The House on Durrow Street by Galen Beckett

The people at goodreads were right -- the sequel to The Magicians and Mrs. Quent is much better. With the pastiches out of the way, the plot picks up quite a bit, and the last chapters in particular are enthralling.  Beckett has also taken all the disparate elements of the the first book -- rogue planets, magicians, illusionists, witches, deadly woods, weird day lengths, politics -- and started to tie them all together coherently.  I've already started the third novel and I'm excited to see what happens next.

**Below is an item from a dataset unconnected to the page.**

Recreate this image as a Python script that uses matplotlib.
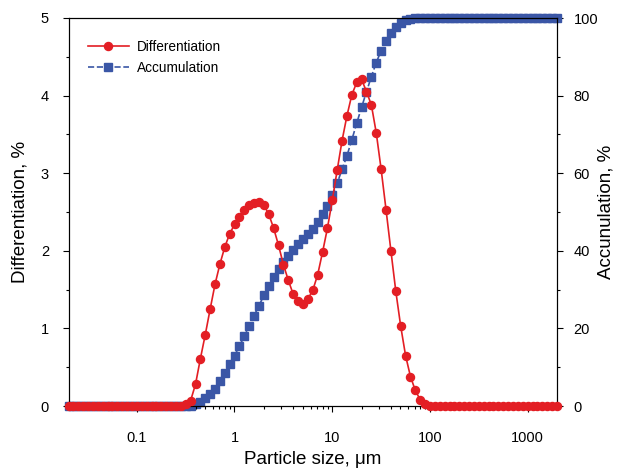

My only complaint with the second (and, to a lesser extent, the first) book is the large portion devoted to the Eldyn character.  While he is a genuinely likeable character, it is not at all clear yet how his story is going to tie in with the others, or the over-arching plot, so a lot of this felt like a waste of time.  Moreover, it is his storyline that involves Beckett's analogue to the Catholic Church, and (no surprise) I was quite disappointed with the results.  While Eldyn's interest in becoming a priest was handled sensitively, by the end of this book it was clear that the Altanian Church was home to corrupt hypocrites and unforgiving puritans -- a depiction all too common nowadays.  And it was completely unnecessary!  Just a few character tweaks here and there, and Beckett could have had the exact same plot results without having every religious figure be a jerk.  In fact, given that many religions throughout history and in literature often claim to be the light that fights against the dark, it stands to reason that the Church here would be a valuable ally against the Ashen.

The rest of the book more than made up for this, and like I said, I'm onto the last volume now.  I'm so glad I started this trilogy after all three volumes had been published!